*Written exercise:* In the listing that follows, retype every line from the first through the one containing "const barTrack = [100, 100, 100, 100, 100, 100, null];". Pictures are to be left out.

*Data excerpt:*

[start]

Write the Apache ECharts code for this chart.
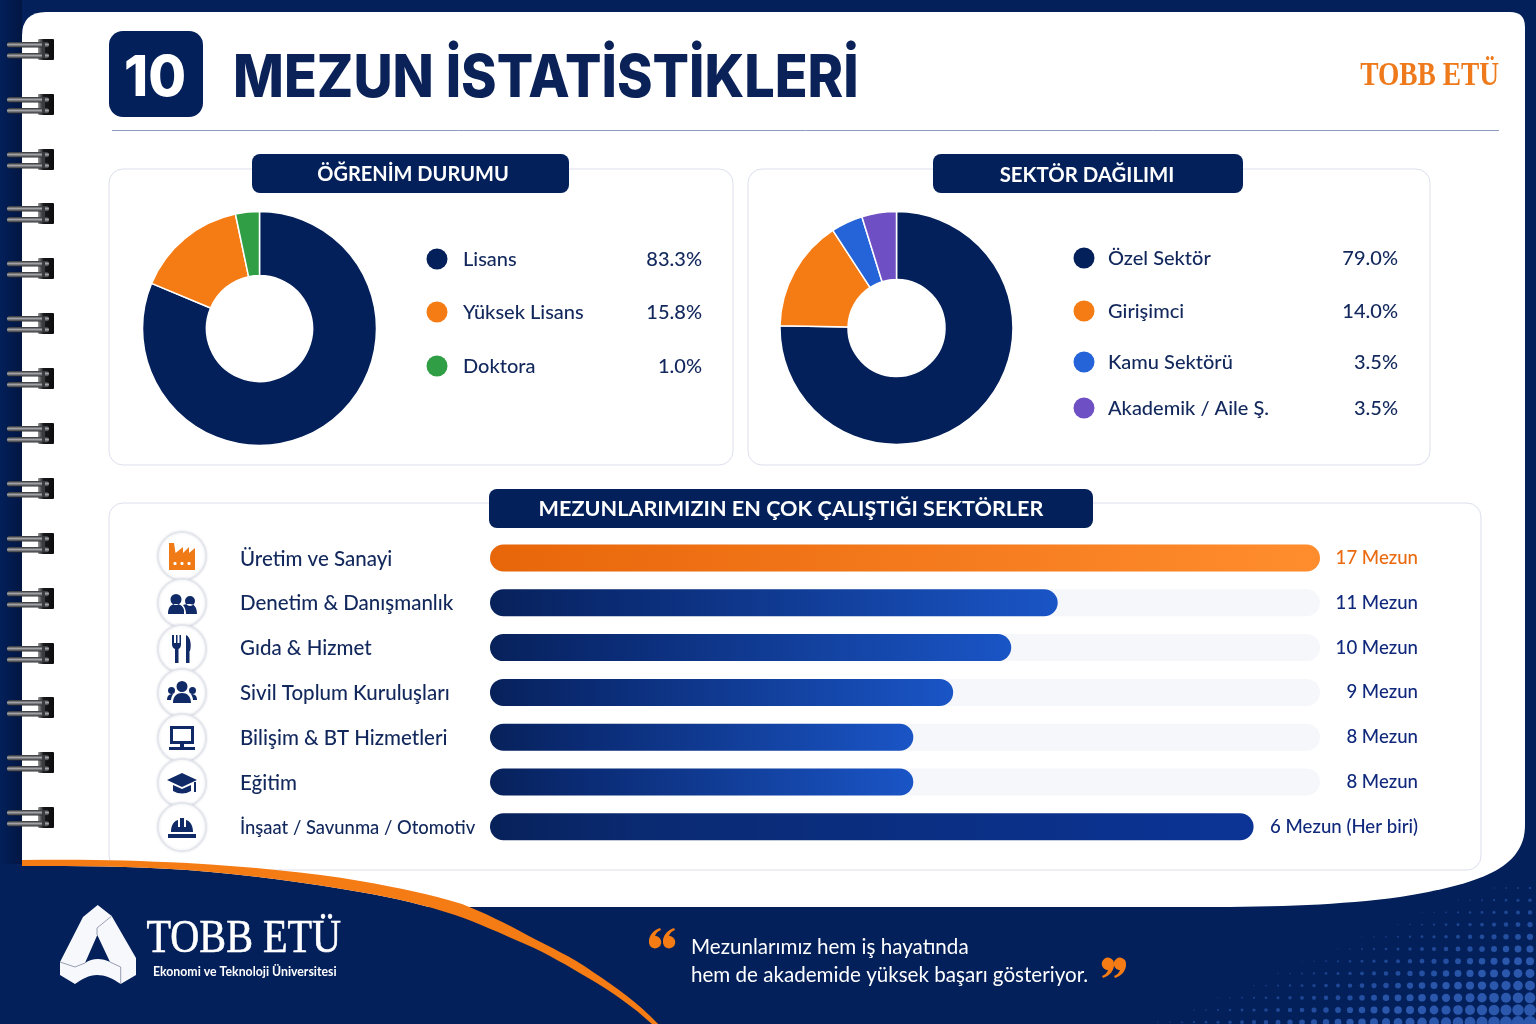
<!DOCTYPE html>
<html><head><meta charset="utf-8">
<style>html,body{margin:0;padding:0;background:#03205a}#c{width:1536px;height:1024px}</style>
<script src="https://cdn.jsdelivr.net/npm/echarts@6/dist/echarts.min.js"></script>
</head><body><div id="c"></div>
<script>
// Donut 1: printed legend values and the arc shares as they are drawn in the picture
const educationNames = ['Lisans', 'Yüksek Lisans', 'Doktora'];
const educationLabels = ['83.3%', '15.8%', '1.0%'];
const educationArcs = [81.3, 15.4, 3.3];
// Donut 2
const sectorNames = ['Özel Sektör', 'Girişimci', 'Kamu Sektörü', 'Akademik / Aile Ş.'];
const sectorLabels = ['79.0%', '14.0%', '3.5%', '3.5%'];
const sectorArcs = [75.3, 15.5, 4.4, 4.8];
// Bars: printed labels, and bar length as percent of the track as drawn in the picture
const barCategories = ['Üretim ve Sanayi', 'Denetim & Danışmanlık', 'Gıda & Hizmet', 'Sivil Toplum Kuruluşları', 'Bilişim & BT Hizmetleri', 'Eğitim', 'İnşaat / Savunma / Otomotiv'];
const barLabels = ['17 Mezun', '11 Mezun', '10 Mezun', '9 Mezun', '8 Mezun', '8 Mezun', '6 Mezun (Her biri)'];
const barLengths = [100, 68.4, 62.8, 55.8, 51, 51, 92];
const barTrack = [100, 100, 100, 100, 100, 100, null];

const NAVY = '#03205a', ORANGE = '#f57c14', GREEN = '#2f9e44', BLUE = '#2563d8', PURPLE = '#6f4fc4';
const INK = '#12285c';
const FONT = 'Lato';
const g = [];
let pathCount = 0;
const svgPath = (d, z, style, x, y) => {
  const name = 'svgp' + (pathCount++);
  echarts.graphic.registerShape(name, echarts.graphic.extendPath(d));
  g.push({ type: name, z, x: x || 0, y: y || 0, silent: true, style });
};
const txt = (text, x, y, o = {}) => g.push({ type: 'text', z: o.z || 6, x, y, scaleX: o.sx || 1, style: { text, x: 0, y: 0, fill: o.fill || INK, stroke: o.stroke || null, lineWidth: o.stroke ? (o.sw || 0.5) : 0, fontFamily: o.font || FONT, fontSize: o.size || 20, fontWeight: o.weight || 'normal', textAlign: o.align || 'left', textVerticalAlign: 'middle' } });
const rrect = (x, y, w, h, r, fill, stroke, z) => g.push({ type: 'rect', z: z || 1, shape: { x, y, width: w, height: h, r }, style: { fill, stroke: stroke || null, lineWidth: stroke ? 1 : 0 } });

// background depth
g.push({ type: 'rect', z: 0, shape: { x: 0, y: 0, width: 1536, height: 1024 }, style: { fill: NAVY } });
g.push({ type: 'rect', z: 0, shape: { x: 0, y: 0, width: 22, height: 864 }, style: { fill: { type: 'linear', x: 0, y: 0, x2: 1, y2: 0, colorStops: [{ offset: 0, color: '#03205a' }, { offset: 1, color: '#021642' }] } } });

// halftone dots
for (let y = 888; y < 1030; y += 12.2) {
  for (let x = 1530; x > 1130; x -= 12) {
    const lineY = 913 - 0.408 * (x - 1420);
    const d = y - lineY;
    if (d < 0) continue;
    g.push({ type: 'circle', z: 0, silent: true, shape: { cx: x, cy: y, r: Math.min(6.2, 0.5 + d * 0.038) }, style: { fill: '#2d5bb2', opacity: Math.min(0.95, 0.45 + d * 0.006) } });
  }
}

// paper
svgPath('M46 12 H1510 Q1525 12 1525 27 V825 C1525 868 1480 884 1400 897 C1340 905 1280 907 1200 907 H22 V36 Q22 12 46 12 Z', 1, { fill: '#ffffff' });
// navy area below the sweep, then the orange sweep itself (covers the card corner)
svgPath('M22 866 C80 866 130 866 187 870 C250 875 310 883 360 892 C395 898 425 905 455 915 C478 923 500 933 525 944 C548 954 568 966 590 979 C612 992 634 1007 654 1026 H22 Z', 3, { fill: NAVY });
svgPath('M22 860 C80 859 130 860 187 863 C250 867 310 872 360 881 C400 888 430 894 462 904 C485 913 505 923 527 935 C550 947 572 957 593 972 C617 988 640 1004 660 1026 H654 C634 1007 612 992 590 979 C568 966 548 954 525 944 C500 933 478 923 455 915 C425 905 395 898 360 892 C310 883 250 875 187 870 C130 866 80 866 22 866 Z', 4, { fill: ORANGE });

// spiral rings
const blockFill = { type: 'linear', x: 0, y: 0, x2: 1, y2: 0, colorStops: [{ offset: 0, color: '#9a9a9c' }, { offset: 0.35, color: '#17181a' }, { offset: 1, color: '#0c0c0e' }] };
const ringFill = { type: 'linear', x: 0, y: 0, x2: 0, y2: 1, colorStops: [{ offset: 0, color: '#2c2d30' }, { offset: 0.45, color: '#a2a3a6' }, { offset: 1, color: '#2a2b2e' }] };
[50, 105, 160, 214, 269, 324, 379, 434, 489, 544, 599, 654, 708, 763, 818].forEach(cy => {
  rrect(38, cy - 11, 16, 21, 1, blockFill, null, 3);
  [-8, 3].forEach(dy => {
    g.push({ type: 'rect', z: 4, shape: { x: 7, y: cy + dy, width: 42, height: 5.5, r: 2.7 }, style: { fill: ringFill } });
  });
  g.push({ type: 'rect', z: 4, shape: { x: 42, y: cy - 8, width: 3, height: 16 }, style: { fill: '#3a3b3e' } });
});

// header
rrect(109, 31, 94, 86, 14, NAVY, null, 2);
txt('10', 155, 79, { fill: '#fff', size: 57, weight: 800, align: 'center', font: 'Inter', sx: 0.96 });
txt('MEZUN İSTATİSTİKLERİ', 233, 79, { fill: '#0a2258', size: 58.5, weight: 800, font: 'Inter', sx: 0.922 });
txt('TOBB ETÜ', 1499, 76, { fill: '#ee7a1c', size: 33, weight: 'bold', align: 'right', font: 'Liberation Serif', sx: 0.83 });
g.push({ type: 'line', z: 2, shape: { x1: 112, y1: 130.5, x2: 1499, y2: 130.5 }, style: { stroke: '#8e9bc0', lineWidth: 1 } });

// cards
rrect(109, 169, 624, 296, 14, '#fff', '#dcdfec', 2);
rrect(748, 169, 682, 296, 14, '#fff', '#dcdfec', 2);
rrect(109, 503, 1372, 367, 14, '#fff', '#dcdfec', 2);
// pills
rrect(252, 154, 317, 39, 8, NAVY, null, 3);
txt('ÖĞRENİM DURUMU', 413, 175, { fill: '#fff', size: 20, weight: 'bold', align: 'center' });
rrect(933, 154, 310, 39, 8, NAVY, null, 3);
txt('SEKTÖR DAĞILIMI', 1087, 175, { fill: '#fff', size: 20.4, weight: 'bold', align: 'center' });
rrect(489, 489, 604, 39, 8, NAVY, null, 3);
txt('MEZUNLARIMIZIN EN ÇOK ÇALIŞTIĞI SEKTÖRLER', 791, 509, { fill: '#fff', size: 21.6, weight: 'bold', align: 'center' });

// legends
const eduColors = [NAVY, ORANGE, GREEN], secColors = [NAVY, ORANGE, BLUE, PURPLE];
[259, 312, 366].forEach((y, i) => {
  g.push({ type: 'circle', z: 5, shape: { cx: 437, cy: y, r: 10.5 }, style: { fill: eduColors[i] } });
  txt(educationNames[i], 463, y + 1, { size: 20, weight: 500 });
  txt(educationLabels[i], 702, y + 1, { size: 20, weight: 500, align: 'right' });
});
[258, 311, 362, 408].forEach((y, i) => {
  g.push({ type: 'circle', z: 5, shape: { cx: 1084, cy: y, r: 10.5 }, style: { fill: secColors[i] } });
  txt(sectorNames[i], 1108, y + 1, { size: 20, weight: 500 });
  txt(sectorLabels[i], 1398, y + 1, { size: 20, weight: 500, align: 'right' });
});

// icons
const iconY = [556, 603, 649, 693, 738, 783, 827];
iconY.forEach(cy => g.push({ type: 'circle', z: 3, shape: { cx: 182, cy, r: 24 }, style: { fill: '#fff', stroke: '#e3e5ec', lineWidth: 1.5, shadowBlur: 3, shadowColor: 'rgba(20,30,70,.12)' } }));
const icon = (i, d, fill) => svgPath(d, 4, { fill: fill || '#0f2a66' }, 182, iconY[i]);
icon(0, 'M-13 14 V-13 H-8 L-6.5 -3 L1 -9 V-3 L7 -9 V-3 L13 -8 V14 Z', '#ef7a16');
[-7, 0, 7].forEach(dx => g.push({ type: 'rect', z: 5, shape: { x: 182 + dx - 1.5, y: 562, width: 3, height: 3, r: 1 }, style: { fill: '#fff' } }));
icon(1, 'M-6 -9 a5.5 5.5 0 1 0 0.01 0 Z M8 -7 a5 5 0 1 0 0.01 0 Z M-14 11 C-14 3 -10 1 -6 1 C-2 1 1 3 2 7 L2 11 Z M4 11 C4 6 2 3 1 2 C3 1 5 1 8 1 C12 1 15 4 15 11 Z');
icon(2, 'M-10 -14 V-5 Q-10 -1 -7 0 V14 H-3.5 V0 Q-1 -1 -1 -5 V-14 H-2.5 V-6 H-4.5 V-14 H-6 V-6 H-8 V-14 Z M4 14 V-14 C9 -12 9.5 -3 8 2 H7.5 V14 Z');
icon(3, 'M0 -12 a5.5 5.5 0 1 0 0.01 0 Z M-10.5 -6 a3.5 3.5 0 1 0 0.01 0 Z M10.5 -6 a3.5 3.5 0 1 0 0.01 0 Z M-9 10 C-9 3 -5 0 0 0 C5 0 9 3 9 10 Z M-15 7 C-15 3 -13 1 -9 1 C-10 3 -11 5 -11 7 Z M15 7 C15 3 13 1 9 1 C10 3 11 5 11 7 Z');
icon(4, 'M-12 -12 H12 V6 H-12 Z M-9 -9 V3 H9 V-9 Z M-2 6 H2 V9 H13 V12 H-13 V9 H-2 Z');
icon(5, 'M0 -10 L15 -3 L0 4 L-15 -3 Z M-9 2 L0 6 L9 2 V8 Q0 13 -9 8 Z M12 -1 H14 V9 H12 Z');
icon(6, 'M-11 5 C-11 -2 -8 -6 -4 -7 V0 H-2 V-9 H2 V0 H4 V-7 C8 -6 11 -2 11 5 Z M-14 7 H14 V11 H-14 Z');

// footer logo
svgPath('M97.7 905 L111.7 916 L136 958 V975 L120.7 984 C112 978 105 975 97 975 C89 975 82 979 75 984 L60 975 V962 L83 917 Z M97.3 935 L85 963 C92 958 102 958 110 962 Z', 5, { fill: '#f7f8fb' });
svgPath('M97 935 V928 L111.7 916 M60 962 L75 967 L85 963 M110 962 L120.7 967 V984', 5, { fill: null, stroke: '#7d86a0', lineWidth: 0.8 });
txt('TOBB ETÜ', 146.5, 940, { fill: '#fff', stroke: '#fff', sw: 0.6, size: 47, font: 'Liberation Serif', sx: 0.855 });
txt('Ekonomi ve Teknoloji Üniversitesi', 153, 972, { fill: '#fff', size: 12.3, weight: 'bold' });
txt('Mezunlarımız hem iş hayatında', 691, 947, { fill: '#fff', size: 20.6 });
txt('hem de akademide yüksek başarı gösteriyor.', 691, 975, { fill: '#fff', size: 20.6 });
// quote marks
const openMark = 'M11 0 C4 2 0 8 0 13 a6.2 6.2 0 1 0 6 -5 C7 5 9 3 12 2 Z';
const closeMark = 'M1 18 C8 16 12 10 12 5 a6.2 6.2 0 1 0 -6 5 C5 13 3 15 0 16 Z';
svgPath(openMark, 5, { fill: ORANGE }, 649, 928);
svgPath(openMark, 5, { fill: ORANGE }, 663, 928);
svgPath(closeMark, 5, { fill: ORANGE }, 1102, 960);
svgPath(closeMark, 5, { fill: ORANGE }, 1114, 960);

const barGradient = (i) => i === 0
  ? { type: 'linear', x: 0, y: 0, x2: 1, y2: 0, colorStops: [{ offset: 0, color: '#e8660a' }, { offset: 1, color: '#ff8d2e' }] }
  : { type: 'linear', x: 0, y: 0, x2: 1, y2: 0, colorStops: [{ offset: 0, color: '#07215a' }, { offset: 0.2, color: '#0a2a72' }, { offset: 1, color: i === 6 ? '#0b3496' : '#1a55c6' }] };

const pie = (center, names, arcs, colors, inner, outer) => ({
  type: 'pie', center, radius: [inner, outer], startAngle: 90, clockwise: true, silent: true, z: 6,
  label: { show: false }, labelLine: { show: false },
  itemStyle: { borderColor: '#fff', borderWidth: 1.5 },
  data: names.map((name, i) => ({ name, value: arcs[i], itemStyle: { color: colors[i] } }))
});

const chart = echarts.init(document.getElementById('c'), null, { renderer: 'canvas' });
chart.setOption({
  animation: false,
  backgroundColor: NAVY,
  graphic: { elements: g },
  grid: { left: 490, width: 830, top: 535.6, height: 313.6, containLabel: false },
  xAxis: { type: 'value', min: 0, max: 100, show: false },
  yAxis: [
    { type: 'category', z: 10, inverse: true, data: barCategories, axisLine: { show: false }, axisTick: { show: false },
      axisLabel: { align: 'left', margin: 250, fontFamily: FONT, fontWeight: 500, fontSize: 20.5, color: INK, padding: [2, 0, 0, 0],
        formatter: (v, i) => i === 6 ? '{small|' + v + '}' : v,
        rich: { small: { fontFamily: FONT, fontWeight: 500, fontSize: 18.4, color: INK } } } },
    { type: 'category', z: 10, inverse: true, position: 'right', data: barLabels, axisLine: { show: false }, axisTick: { show: false },
      axisLabel: { align: 'right', margin: 98, fontFamily: FONT, fontWeight: 500, fontSize: 18.6, padding: [8, 0, 0, 0], color: (v, i) => i === 0 ? '#ea6a10' : '#10297c' } }
  ],
  series: [
    pie([259.5, 328.5], educationNames, educationArcs, eduColors, 53, 117),
    pie([896.5, 328], sectorNames, sectorArcs, secColors, 48.5, 116.5),
    { type: 'bar', yAxisIndex: 0, data: barTrack, barWidth: 27, barGap: '-100%', silent: true, z: 3,
      itemStyle: { color: '#f6f7fb', borderRadius: 14 } },
    { type: 'bar', yAxisIndex: 0, barWidth: 27, barGap: '-100%', silent: true, z: 4,
      data: barLengths.map((value, i) => ({ value, itemStyle: { color: barGradient(i), borderRadius: 14 } })) }
  ]
});
</script></body></html>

[end]

*Written answer:*
Write the Apache ECharts code for this chart.
<!DOCTYPE html>
<html><head><meta charset="utf-8">
<style>html,body{margin:0;padding:0;background:#03205a}#c{width:1536px;height:1024px}</style>
<script src="https://cdn.jsdelivr.net/npm/echarts@6/dist/echarts.min.js"></script>
</head><body><div id="c"></div>
<script>
// Donut 1: printed legend values and the arc shares as they are drawn in the picture
const educationNames = ['Lisans', 'Yüksek Lisans', 'Doktora'];
const educationLabels = ['83.3%', '15.8%', '1.0%'];
const educationArcs = [81.3, 15.4, 3.3];
// Donut 2
const sectorNames = ['Özel Sektör', 'Girişimci', 'Kamu Sektörü', 'Akademik / Aile Ş.'];
const sectorLabels = ['79.0%', '14.0%', '3.5%', '3.5%'];
const sectorArcs = [75.3, 15.5, 4.4, 4.8];
// Bars: printed labels, and bar length as percent of the track as drawn in the picture
const barCategories = ['Üretim ve Sanayi', 'Denetim & Danışmanlık', 'Gıda & Hizmet', 'Sivil Toplum Kuruluşları', 'Bilişim & BT Hizmetleri', 'Eğitim', 'İnşaat / Savunma / Otomotiv'];
const barLabels = ['17 Mezun', '11 Mezun', '10 Mezun', '9 Mezun', '8 Mezun', '8 Mezun', '6 Mezun (Her biri)'];
const barLengths = [100, 68.4, 62.8, 55.8, 51, 51, 92];
const barTrack = [100, 100, 100, 100, 100, 100, null];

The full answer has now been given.